Apartheid Truth Panel Faces Tough Murder Case

PRETORIA, South Africa -- South Africa's truth commission opened one of its toughest hearings on Monday to decide whether to free the men who murdered communist leader Chris Hani in 1993, nearly wrecking the transition from apartheid.

Polish immigrant Janusz Walus, the gunman, and right-wing politician Clive Derby-Lewis, the mastermind, have applied for amnesty and will speak publicly about their deed for the first time at the Pretoria amnesty hearing.

The Truth and Reconciliation Commission, set up by President Nelson Mandela to expose apartheid-era crimes and offer forgiveness in return for confession, has the power to grant amnesty if the two can prove political motives.

But Chris Hani's family and the South African Communist Party fiercely oppose amnesty for the unlikely partners in crime, whose original death sentences were commuted to life in prison.

"No amnesty," "Derby-Lewis must serve life" and "You are murderers" read placards held by the supporters of Chris Hani's family, who gathered outside the imposing City Hall for the hearing.

Hani's death Easter Sunday in 1993 hit South Africa like an earthquake during one of the hardest periods of the long and laborious negotiations that ended in free elections a year later.

Hani, the former leader in exile of the African National Congress's armed wing, was an immensely popular figure who was eclipsed only by Mandela himself.

Many observers even believed that he could have succeeded Mandela as president.

Walus, a fierce anti-communist who left military-ruled Poland for South Africa in 1981, shot Hani four times outside his home in a middle-class suburb near Johannesburg.

White neighbor Rheta Harmse saw Walus, memorized the number of his red Ford Laser and alerted police, who arrested him 10 minutes later.

The evidence led to Derby-Lewis, a former member of the all-white parliament for the far-right Conservative Party.

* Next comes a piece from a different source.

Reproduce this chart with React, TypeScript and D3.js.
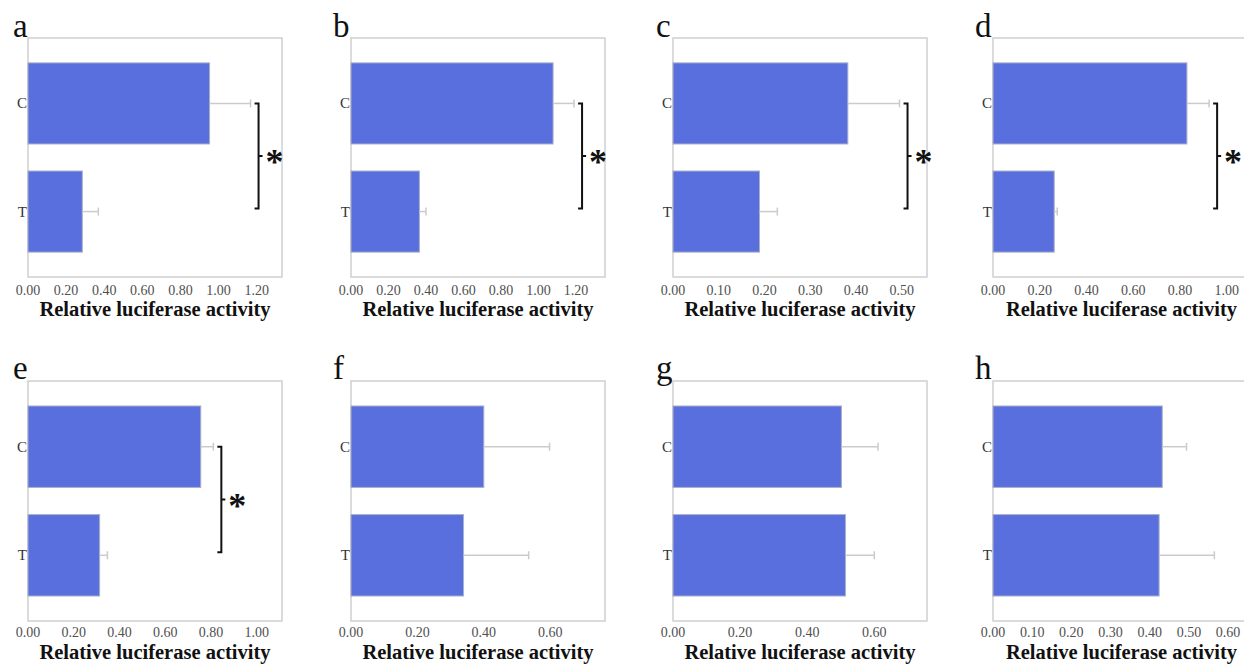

His wife Gaye also stood trial but was acquitted, and the court found insufficient evidence to back up claims of a far-right conspiracy to kill South Africa's black leaders.

The Pretoria hearing, coming days after the commission granted amnesty to notorious state hit-squad killer Dirk Coetzee, brought grey-haired and grey-suited followers of Derby-Lewis together with Hani's wife and two daughters.

George Bizos, a defense lawyer in the 1964 trial that saw Mandela sentenced to life imprisonment, will oppose amnesty.

South African newspapers said Bizos would produce at the hearing hitherto unheard statements by Walus and Derby-Lewis to try to show that the two applicants had previously not told the whole truth -- a precondition for amnesty.

The Hani family also says Walus and Derby-Lewis have failed to explain the role of Gaye Derby-Lewis and lied when they said they killed Hani -- who by then had already committed himself to a negotiated peace -- because he was seen as a legitimate military target.